[Start Materials provided]
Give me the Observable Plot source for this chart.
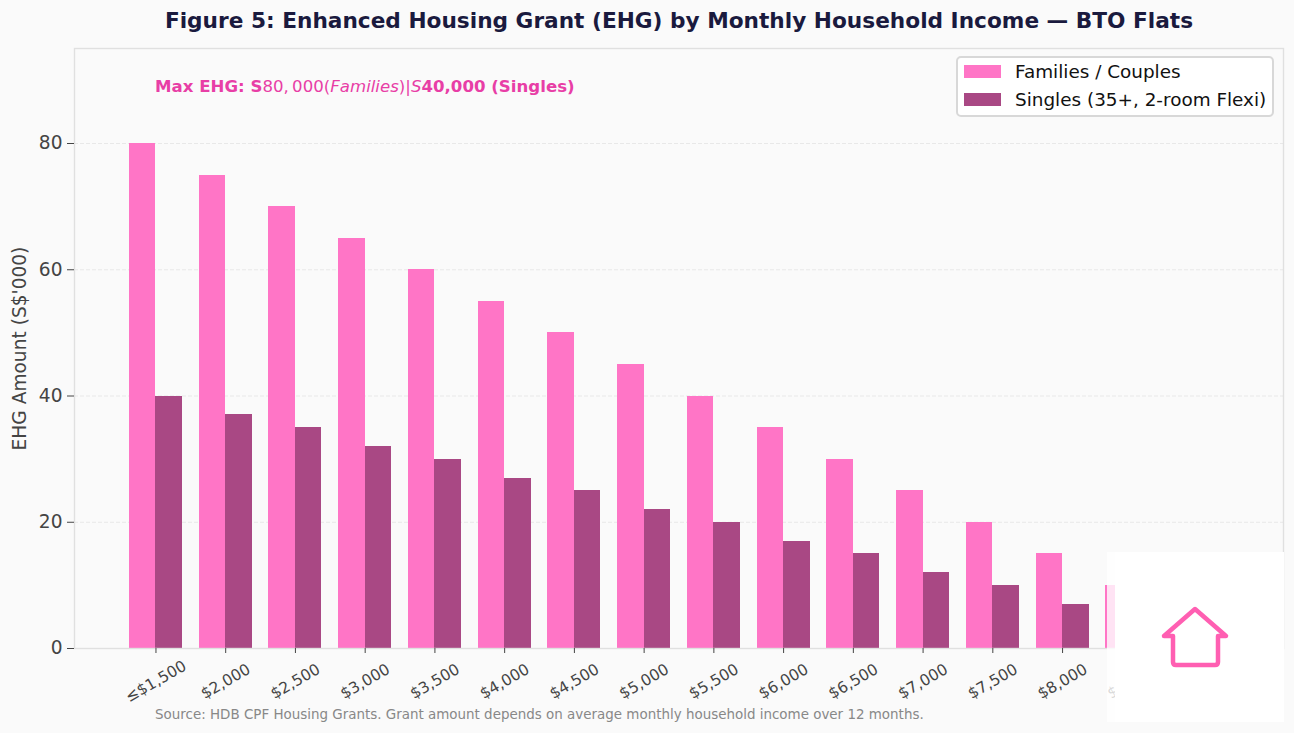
<!DOCTYPE html>
<html><head><meta charset="utf-8">
<script src="https://cdn.jsdelivr.net/npm/d3@7"></script>
<script src="https://cdn.jsdelivr.net/npm/@observablehq/plot@0.6"></script>
<style>
html,body{margin:0;padding:0;background:#fafafa;overflow:hidden}
body{font-family:"DejaVu Sans",sans-serif}
#wrap{position:relative;width:1294px;height:733px;overflow:hidden}
#title{position:absolute;left:64px;width:1230px;top:8px;text-align:center;font-size:21.66px;font-weight:700;color:#1a1a3e;line-height:26px;white-space:nowrap}
#chart{position:absolute;left:0;top:48px}
#chart svg{display:block}
#note{position:absolute;left:155px;top:77px;font-size:16.6px;line-height:20px;color:#e83ea6;white-space:nowrap;font-weight:700}
#note span{font-weight:400}#note i{font-weight:400}
#legend{position:absolute;left:956px;top:56px;width:318px;height:61px;box-sizing:border-box;background:#fff;border:2px solid #d8d8d8;border-radius:5px}
.row{position:absolute;left:6px;height:27px;display:flex;align-items:center;font-size:18.4px;color:#111;white-space:nowrap}
.sw{width:37px;height:13px;margin-right:14px;flex:none}
#caption{position:absolute;left:155px;top:707px;font-size:13.45px;line-height:16px;color:#888;white-space:nowrap}
#fade{position:absolute;left:1107px;top:552px;width:8px;height:170px;background:rgba(255,255,255,.8)}
#badge{position:absolute;left:1115px;top:552px;width:169px;height:170px;background:#fff}
#icon{position:absolute;left:0;top:0}
</style></head><body>
<div id="wrap">
<div id="title"></div>
<div id="chart"></div>
<div id="note"></div>
<div id="legend"></div>
<div id="caption"></div>
<div id="fade"></div>
<div id="badge"><svg id="icon" width="169" height="170" viewBox="0 0 169 170"><path d="M49 84 L80 57 L111 84 L103 84 L103 110 Q103 113 100 113 L61 113 Q58 113 58 110 L58 84 Z" fill="none" stroke="#ff5fb2" stroke-width="4.5" stroke-linejoin="round" stroke-linecap="round"/></svg></div>
</div>
<script>
const titleText = "Figure 5: Enhanced Housing Grant (EHG) by Monthly Household Income — BTO Flats";
const captionText = "Source: HDB CPF Housing Grants. Grant amount depends on average monthly household income over 12 months.";
const yLabel = "EHG Amount (S$'000)";
const incomes = ["≤$1,500","$2,000","$2,500","$3,000","$3,500","$4,000","$4,500","$5,000","$5,500","$6,000","$6,500","$7,000","$7,500","$8,000","$8,500","$9,000"];
const families = [80,75,70,65,60,55,50,45,40,35,30,25,20,15,10,5];
const singles = [40,37,35,32,30,27,25,22,20,17,15,12,10,7,5,2];
const seriesNames = ["Families / Couples","Singles (35+, 2-room Flexi)"];
const seriesColors = ["#ff75c6","#a94884"];
const yTicks = [0,20,40,60,80];

const famRows = incomes.map((inc,i)=>({inc, v:families[i]}));
const sinRows = incomes.map((inc,i)=>({inc, v:singles[i]}));

document.getElementById("title").textContent = titleText;
document.getElementById("caption").textContent = captionText;
document.getElementById("note").innerHTML = 'Max EHG: S<span>80,&#8201;000(<i>Families</i>)|<i>S</i></span>40,000 (Singles)';
const lg = document.getElementById("legend");
seriesNames.forEach((n,i)=>{
  const r=document.createElement("div");r.className="row";r.style.top=(i===0?0:28)+"px";
  const s=document.createElement("div");s.className="sw";s.style.background=seriesColors[i];
  r.appendChild(s);r.appendChild(document.createTextNode(n));lg.appendChild(r);
});

const plot = Plot.plot({
  width:1294, height:685,
  marginLeft:74, marginRight:11, marginTop:0, marginBottom:85,
  style:{background:"transparent",fontFamily:"DejaVu Sans",overflow:"visible"},
  x:{type:"band",domain:incomes,paddingInner:0.24,paddingOuter:0.788,round:false,label:null},
  y:{domain:[0,95.05],label:null},
  marks:[
    Plot.gridY(yTicks,{stroke:"#e8e8e8",strokeOpacity:1,strokeDasharray:"4 2"}),
    Plot.barY(famRows,{x:"inc",y:"v",fill:seriesColors[0],insetRight:26.5,shapeRendering:"crispEdges"}),
    Plot.barY(sinRows,{x:"inc",y:"v",fill:seriesColors[1],insetLeft:26.5,shapeRendering:"crispEdges"}),
    Plot.frame({stroke:"#e0e0e0",strokeWidth:1.4}),
    Plot.axisY({ticks:yTicks,tickSize:7,tickPadding:5,fontSize:18.6,stroke:"#444",color:"#444",
      label:yLabel,labelAnchor:"center",labelArrow:"none",labelOffset:62}),
    Plot.axisX({tickSize:5,tickPadding:28,fontSize:15.5,color:"#444",stroke:"#444",tickRotate:-30,textAnchor:"middle",label:null})
  ]
});
document.getElementById("chart").appendChild(plot);
</script>
</body></html>
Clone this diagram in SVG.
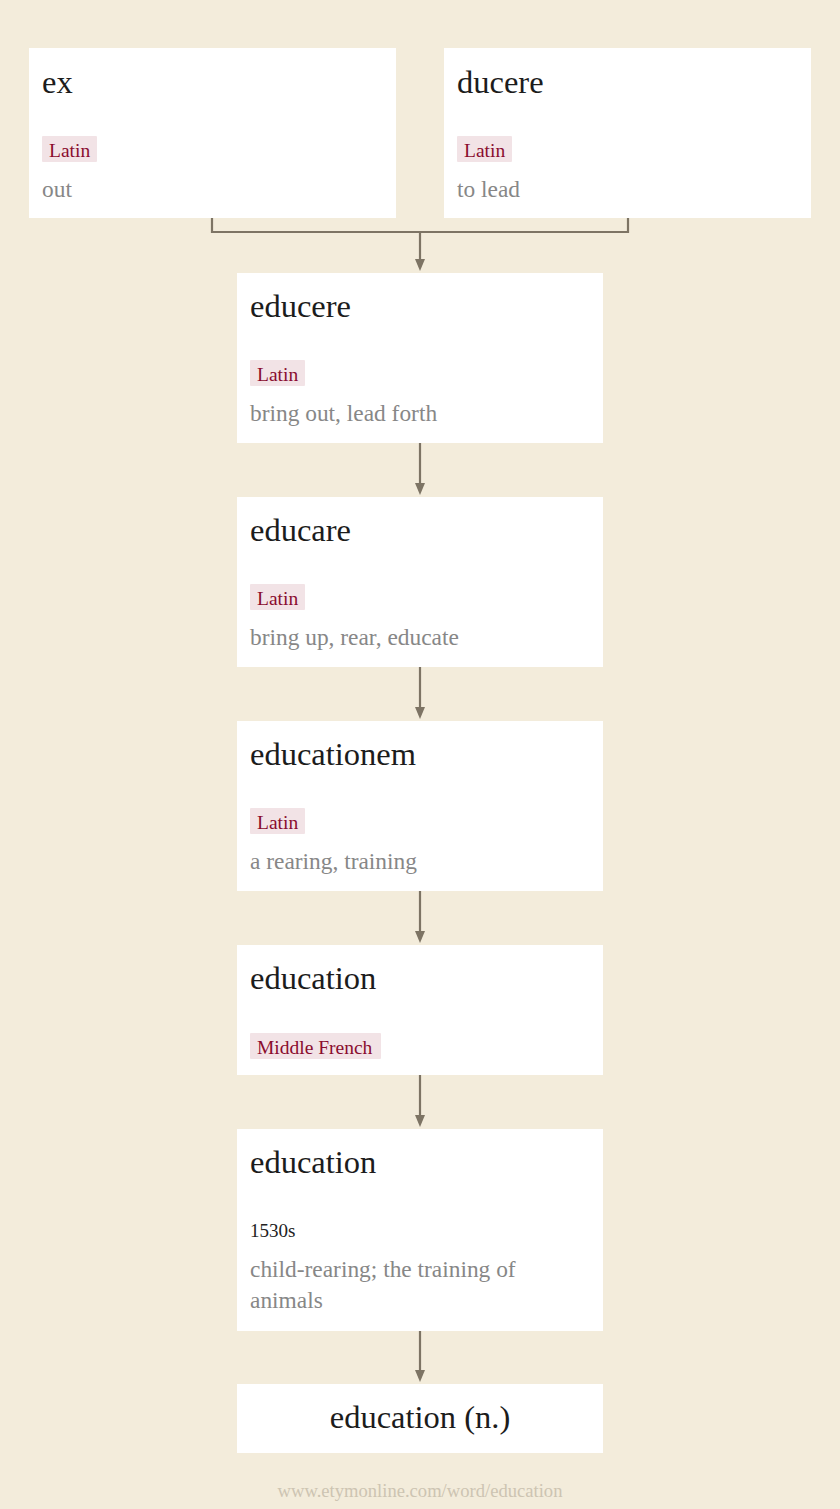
<svg xmlns="http://www.w3.org/2000/svg" width="840" height="1509" viewBox="0 0 840 1509">
<defs>
<style>
.bg{fill:#f3ecdb}
.node{fill:#ffffff}
.title{font-family:"Liberation Serif","Times New Roman",serif;font-size:32.5px;fill:#1c1c1c}
.tag{fill:#f2e3e6}
.tagt{font-family:"Liberation Serif","Times New Roman",serif;font-size:19.5px;fill:#8a0c2e}
.gloss{font-family:"Liberation Serif","Times New Roman",serif;font-size:23.4px;fill:#878787}
.date{font-family:"Liberation Serif","Times New Roman",serif;font-size:19px;fill:#222222}
.foot{font-family:"Liberation Serif","Times New Roman",serif;font-size:18.6px;fill:#cdc4b2}
.conn{fill:none;stroke:#7d7464;stroke-width:2.2}
.head{fill:#7d7464}
</style>
</defs>
<rect class="bg" x="0" y="0" width="840" height="1509"/>

<g id="connectors">
<path class="conn" d="M212,218 V232 H628 V218"/>
<path class="conn" d="M420,232 V260"/>
<polygon class="head" points="415,259 425,259 420,271"/>
<path class="conn" d="M420,443 V484"/>
<polygon class="head" points="415,483 425,483 420,495"/>
<path class="conn" d="M420,667 V708"/>
<polygon class="head" points="415,707 425,707 420,719"/>
<path class="conn" d="M420,891 V932"/>
<polygon class="head" points="415,931 425,931 420,943"/>
<path class="conn" d="M420,1075 V1116"/>
<polygon class="head" points="415,1115 425,1115 420,1127"/>
<path class="conn" d="M420,1331 V1371"/>
<polygon class="head" points="415,1370 425,1370 420,1382"/>
</g>

<g id="node-ex">
<rect class="node" x="29" y="48" width="367" height="170"/>
<text class="title" x="42" y="93">ex</text>
<rect class="tag" x="42" y="136" width="55" height="26" rx="1"/>
<text class="tagt" x="49" y="157">Latin</text>
<text class="gloss" x="42" y="197">out</text>
</g>

<g id="node-ducere">
<rect class="node" x="444" y="48" width="367" height="170"/>
<text class="title" x="457" y="93">ducere</text>
<rect class="tag" x="457" y="136" width="55" height="26" rx="1"/>
<text class="tagt" x="464" y="157">Latin</text>
<text class="gloss" x="457" y="197">to lead</text>
</g>

<g id="node-educere">
<rect class="node" x="237" y="273" width="366" height="170"/>
<text class="title" x="250" y="317">educere</text>
<rect class="tag" x="250" y="360" width="55" height="26" rx="1"/>
<text class="tagt" x="257" y="381">Latin</text>
<text class="gloss" x="250" y="421">bring out, lead forth</text>
</g>

<g id="node-educare">
<rect class="node" x="237" y="497" width="366" height="170"/>
<text class="title" x="250" y="541">educare</text>
<rect class="tag" x="250" y="584" width="55" height="26" rx="1"/>
<text class="tagt" x="257" y="605">Latin</text>
<text class="gloss" x="250" y="645">bring up, rear, educate</text>
</g>

<g id="node-educationem">
<rect class="node" x="237" y="721" width="366" height="170"/>
<text class="title" x="250" y="765">educationem</text>
<rect class="tag" x="250" y="808" width="55" height="26" rx="1"/>
<text class="tagt" x="257" y="829">Latin</text>
<text class="gloss" x="250" y="869">a rearing, training</text>
</g>

<g id="node-education-mf">
<rect class="node" x="237" y="945" width="366" height="130"/>
<text class="title" x="250" y="989">education</text>
<rect class="tag" x="250" y="1033" width="131" height="26" rx="1"/>
<text class="tagt" x="257" y="1054">Middle French</text>
</g>

<g id="node-education-1530s">
<rect class="node" x="237" y="1129" width="366" height="202"/>
<text class="title" x="250" y="1173">education</text>
<text class="date" x="250" y="1237">1530s</text>
<text class="gloss" x="250" y="1277">child-rearing; the training of</text>
<text class="gloss" x="250" y="1308">animals</text>
</g>

<g id="node-education-n">
<rect class="node" x="237" y="1384" width="366" height="69"/>
<text class="title" x="420" y="1428" text-anchor="middle">education (n.)</text>
</g>

<text class="foot" x="420" y="1497" text-anchor="middle">www.etymonline.com/word/education</text>
</svg>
[End Materials provided]
• _Work to do_
Show the lines of the data that hold the word "this".

• _The completed task_
Give me the Observable Plot source for this chart.
Clone this diagram in SVG.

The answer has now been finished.